L’un de ces modèles est désormais celui du primat du technologique. Lui qui avait affecté notre conception même de la société et de son progrès, au point que ce dernier terme, et plus encore celui de bonheur, aient été prudemment bannis, doit faire place à une conception pluraliste de l’humain. Et ce ne sera pas la vaine pétition d’humanisme, et démission devant l’histoire prométhéenne, mais énergique retour aux fondements mêmes de cette histoire étendue, cette fois, à tous les foyers de la Planète. Se réapproprier le technologique, ce n’est pas seulement réassumer une initiative jusque-là égoïstement monopolisée par quelques-uns. C’est rendre ses droits aux espaces vivants de la Terre et de soi-même. C’est abolir en moi-même et dans les faits les rigidités qui avaient interdit jusque-là le surgissement multiforme de la vie. C’est en finir avec les éthiques centralistes et avec l’histoire-tétanos.

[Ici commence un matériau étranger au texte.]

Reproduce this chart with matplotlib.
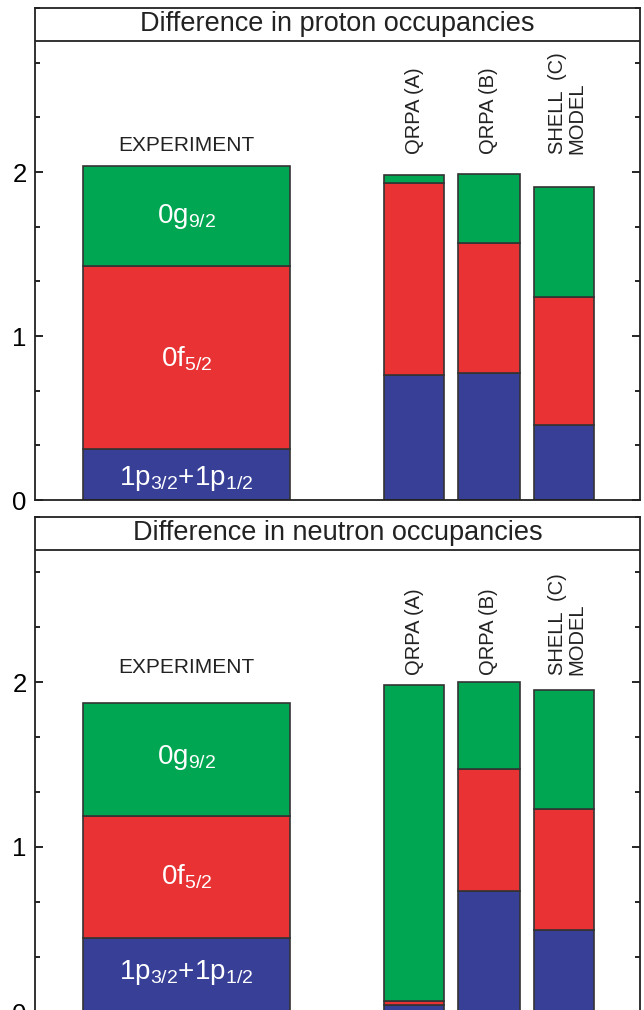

C’est enfin libérer, en soi et partout dans le monde, une créativité des formes et des choses jusque-là jugulée par l’exercice unilatéral de la puissance et du profit. Car il n’est pas, dans l’historique et l’anthropologique, d’enchaînement sans réversibilité ; tout stimulant ne vaut que par la réponse qu’il suscite. Il n’agit qu’à condition d’être significatif. Or le gros de ces significations, à défaut desquelles les pesées les plus insistantes, les voisinages les plus pressants, les déterminations apparemment les plus contraignantes resteront sans effet, tiennent à l’agencement propre de toute identité collective, et sa mise en dialogue avec d’autres identités. Après même les indépendances, quand le pouvoir national croit avoir en mains l’initiative, enfin, des mutations souhaitées, ses efforts resteront largement inefficaces tant qu’ils n’émouvront point ces ressorts cachés, et ne sauront agir par le spécifique sur l’universel. Tant il est vrai qu’on ne saisit une société, et qu’elle ne se saisit elle-même que par son for intérieur. Et cette intériorité, trop aisément dénoncée comme subjective ou purement et simplement balayée par ces pseudo-objectivistes : l’idéologue péremptoire et l’impérialiste perclus, n’est en définitive que l’histoire vécue et actionnée du dedans.